Determine the number of lines that contain the word "this", then state that number and nothing more.
------------------------
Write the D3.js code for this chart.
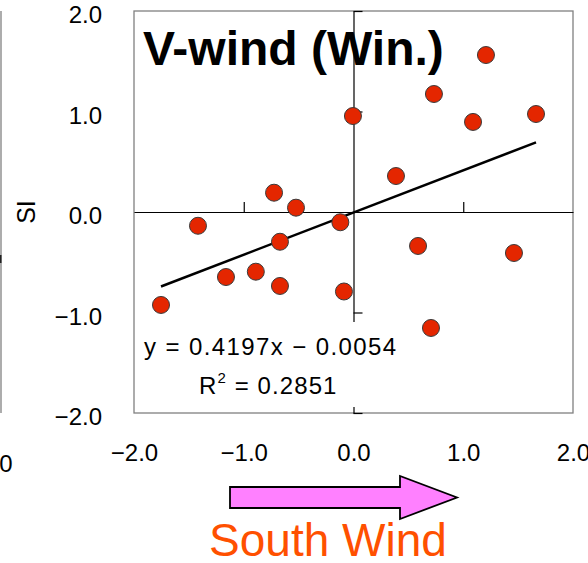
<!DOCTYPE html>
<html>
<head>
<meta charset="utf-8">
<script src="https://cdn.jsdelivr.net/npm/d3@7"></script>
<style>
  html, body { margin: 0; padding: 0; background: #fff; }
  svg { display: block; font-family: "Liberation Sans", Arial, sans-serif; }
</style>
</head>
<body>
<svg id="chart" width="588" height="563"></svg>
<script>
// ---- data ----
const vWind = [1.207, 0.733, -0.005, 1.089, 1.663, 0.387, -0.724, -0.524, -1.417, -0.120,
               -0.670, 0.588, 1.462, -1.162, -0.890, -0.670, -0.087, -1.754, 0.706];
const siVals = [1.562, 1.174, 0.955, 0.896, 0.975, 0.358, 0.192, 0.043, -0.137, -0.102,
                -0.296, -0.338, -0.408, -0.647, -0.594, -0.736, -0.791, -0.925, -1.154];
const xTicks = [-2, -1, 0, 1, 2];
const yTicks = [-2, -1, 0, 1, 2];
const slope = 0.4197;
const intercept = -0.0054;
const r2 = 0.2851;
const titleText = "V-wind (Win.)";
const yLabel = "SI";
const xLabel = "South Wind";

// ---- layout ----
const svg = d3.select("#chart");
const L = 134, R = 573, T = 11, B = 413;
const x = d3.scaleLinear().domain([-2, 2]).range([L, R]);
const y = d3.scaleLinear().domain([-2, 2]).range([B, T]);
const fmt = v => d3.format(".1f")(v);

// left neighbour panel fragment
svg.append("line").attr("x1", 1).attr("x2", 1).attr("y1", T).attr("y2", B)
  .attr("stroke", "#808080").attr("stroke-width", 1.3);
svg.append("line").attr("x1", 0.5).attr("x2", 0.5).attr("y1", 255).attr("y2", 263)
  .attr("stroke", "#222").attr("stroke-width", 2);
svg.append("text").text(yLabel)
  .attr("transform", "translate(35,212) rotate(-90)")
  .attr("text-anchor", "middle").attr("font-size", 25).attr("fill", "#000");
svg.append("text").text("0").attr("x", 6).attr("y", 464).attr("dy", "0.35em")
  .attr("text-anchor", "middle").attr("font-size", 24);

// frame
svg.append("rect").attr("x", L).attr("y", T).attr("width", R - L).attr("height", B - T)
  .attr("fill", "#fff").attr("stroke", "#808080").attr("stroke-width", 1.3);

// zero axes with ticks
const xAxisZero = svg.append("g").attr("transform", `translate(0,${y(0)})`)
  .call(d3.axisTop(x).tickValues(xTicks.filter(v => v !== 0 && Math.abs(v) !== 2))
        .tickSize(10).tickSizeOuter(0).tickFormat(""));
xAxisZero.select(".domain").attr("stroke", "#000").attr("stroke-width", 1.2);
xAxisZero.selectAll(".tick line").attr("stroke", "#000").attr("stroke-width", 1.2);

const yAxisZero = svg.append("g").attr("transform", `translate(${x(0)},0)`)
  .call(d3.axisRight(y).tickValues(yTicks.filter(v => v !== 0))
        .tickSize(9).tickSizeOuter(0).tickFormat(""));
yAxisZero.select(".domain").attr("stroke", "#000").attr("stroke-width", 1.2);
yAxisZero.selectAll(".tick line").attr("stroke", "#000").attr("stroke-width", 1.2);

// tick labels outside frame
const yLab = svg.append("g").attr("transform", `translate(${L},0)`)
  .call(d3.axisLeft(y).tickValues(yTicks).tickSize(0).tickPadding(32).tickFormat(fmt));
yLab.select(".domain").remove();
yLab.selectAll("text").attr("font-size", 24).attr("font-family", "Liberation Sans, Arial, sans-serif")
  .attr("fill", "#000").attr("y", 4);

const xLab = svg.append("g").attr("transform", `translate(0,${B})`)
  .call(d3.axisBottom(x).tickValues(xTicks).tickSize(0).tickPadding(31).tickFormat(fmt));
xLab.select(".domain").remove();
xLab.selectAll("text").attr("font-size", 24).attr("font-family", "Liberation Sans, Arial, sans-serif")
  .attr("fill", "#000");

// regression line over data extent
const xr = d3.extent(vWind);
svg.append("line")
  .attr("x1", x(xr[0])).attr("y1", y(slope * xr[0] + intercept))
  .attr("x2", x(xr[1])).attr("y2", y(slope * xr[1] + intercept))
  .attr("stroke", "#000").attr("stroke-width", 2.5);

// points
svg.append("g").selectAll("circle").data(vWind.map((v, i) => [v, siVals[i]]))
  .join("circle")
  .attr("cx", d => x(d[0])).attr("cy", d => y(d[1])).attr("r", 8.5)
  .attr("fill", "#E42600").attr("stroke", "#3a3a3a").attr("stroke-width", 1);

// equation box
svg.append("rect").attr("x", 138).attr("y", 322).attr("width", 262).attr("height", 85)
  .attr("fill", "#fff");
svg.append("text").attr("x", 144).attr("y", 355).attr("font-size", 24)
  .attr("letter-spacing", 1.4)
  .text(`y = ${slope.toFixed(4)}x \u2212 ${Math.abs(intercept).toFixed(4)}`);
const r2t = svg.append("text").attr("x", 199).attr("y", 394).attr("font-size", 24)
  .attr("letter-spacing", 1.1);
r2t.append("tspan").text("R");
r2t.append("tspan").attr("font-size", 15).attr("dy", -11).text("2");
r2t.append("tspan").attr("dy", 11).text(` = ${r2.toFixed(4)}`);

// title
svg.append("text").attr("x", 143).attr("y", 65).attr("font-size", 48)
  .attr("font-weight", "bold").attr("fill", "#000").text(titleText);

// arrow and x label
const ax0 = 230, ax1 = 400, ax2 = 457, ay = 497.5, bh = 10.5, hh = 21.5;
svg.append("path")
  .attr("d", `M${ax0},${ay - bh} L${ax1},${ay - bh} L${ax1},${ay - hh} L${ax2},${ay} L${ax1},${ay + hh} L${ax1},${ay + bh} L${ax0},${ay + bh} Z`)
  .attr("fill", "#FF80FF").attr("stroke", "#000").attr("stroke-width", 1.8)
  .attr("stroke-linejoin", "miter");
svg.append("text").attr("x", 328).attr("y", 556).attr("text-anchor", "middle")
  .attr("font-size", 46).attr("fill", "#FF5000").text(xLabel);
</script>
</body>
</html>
------------------------
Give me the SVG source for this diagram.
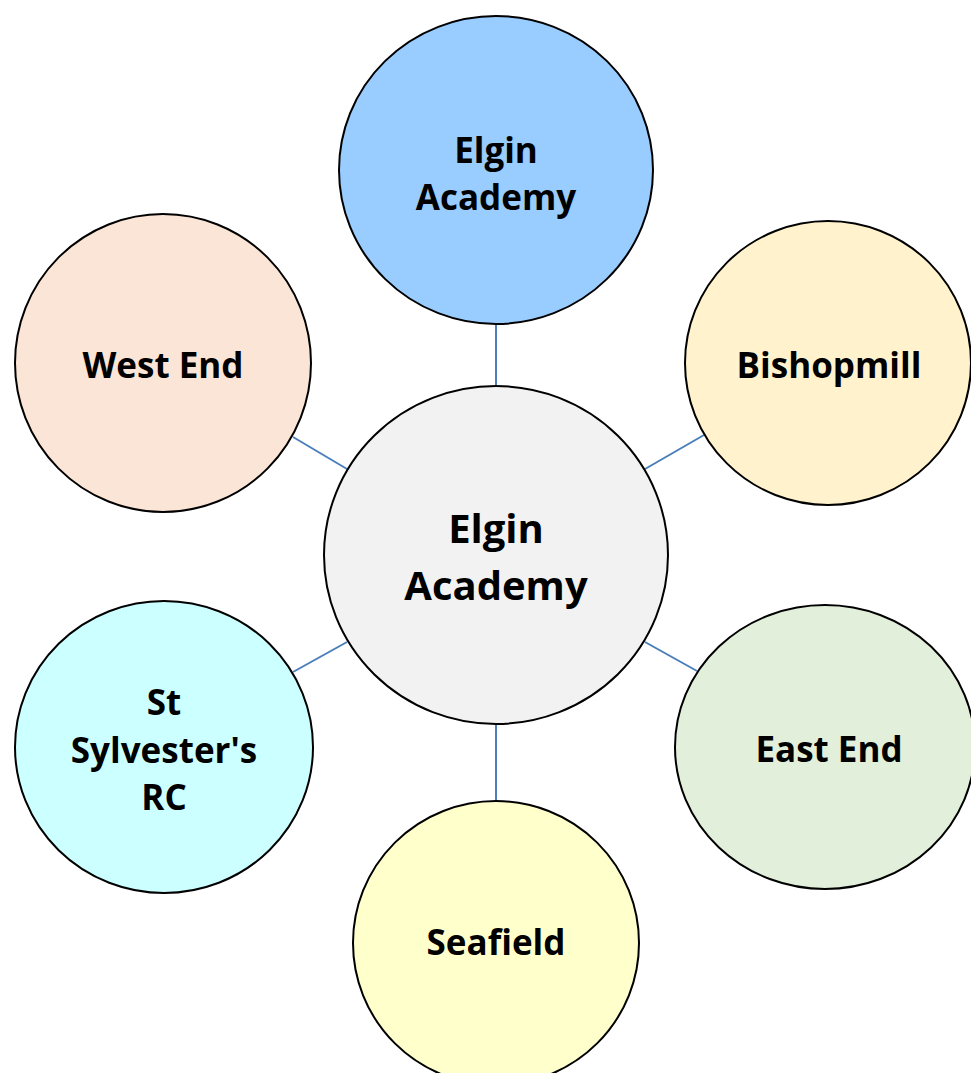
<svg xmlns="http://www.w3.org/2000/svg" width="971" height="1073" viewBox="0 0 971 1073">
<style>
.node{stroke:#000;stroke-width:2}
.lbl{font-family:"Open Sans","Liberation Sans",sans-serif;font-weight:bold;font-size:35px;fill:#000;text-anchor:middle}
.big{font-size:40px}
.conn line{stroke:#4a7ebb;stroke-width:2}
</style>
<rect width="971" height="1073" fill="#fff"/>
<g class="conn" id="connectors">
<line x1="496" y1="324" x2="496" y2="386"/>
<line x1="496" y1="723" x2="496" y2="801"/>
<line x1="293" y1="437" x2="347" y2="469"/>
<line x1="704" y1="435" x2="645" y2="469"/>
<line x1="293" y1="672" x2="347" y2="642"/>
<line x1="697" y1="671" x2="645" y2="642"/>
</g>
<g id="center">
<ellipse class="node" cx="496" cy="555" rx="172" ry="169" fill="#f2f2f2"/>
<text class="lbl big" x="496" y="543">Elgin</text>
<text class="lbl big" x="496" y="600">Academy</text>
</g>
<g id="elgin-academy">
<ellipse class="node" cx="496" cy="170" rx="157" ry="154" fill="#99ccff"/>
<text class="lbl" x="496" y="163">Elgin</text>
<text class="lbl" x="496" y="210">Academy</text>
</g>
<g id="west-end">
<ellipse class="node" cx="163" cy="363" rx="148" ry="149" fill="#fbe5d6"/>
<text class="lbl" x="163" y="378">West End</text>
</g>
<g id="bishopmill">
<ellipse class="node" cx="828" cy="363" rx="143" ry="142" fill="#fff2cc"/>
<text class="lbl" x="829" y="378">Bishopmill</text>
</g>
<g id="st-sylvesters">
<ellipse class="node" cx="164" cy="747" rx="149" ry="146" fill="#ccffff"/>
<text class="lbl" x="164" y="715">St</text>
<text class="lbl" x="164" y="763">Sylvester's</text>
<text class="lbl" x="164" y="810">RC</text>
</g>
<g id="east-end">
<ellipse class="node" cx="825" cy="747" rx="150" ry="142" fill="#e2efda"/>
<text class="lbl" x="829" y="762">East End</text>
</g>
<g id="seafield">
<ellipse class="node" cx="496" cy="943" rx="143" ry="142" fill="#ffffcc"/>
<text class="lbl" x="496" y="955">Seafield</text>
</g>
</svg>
------------------------
### Written answer
2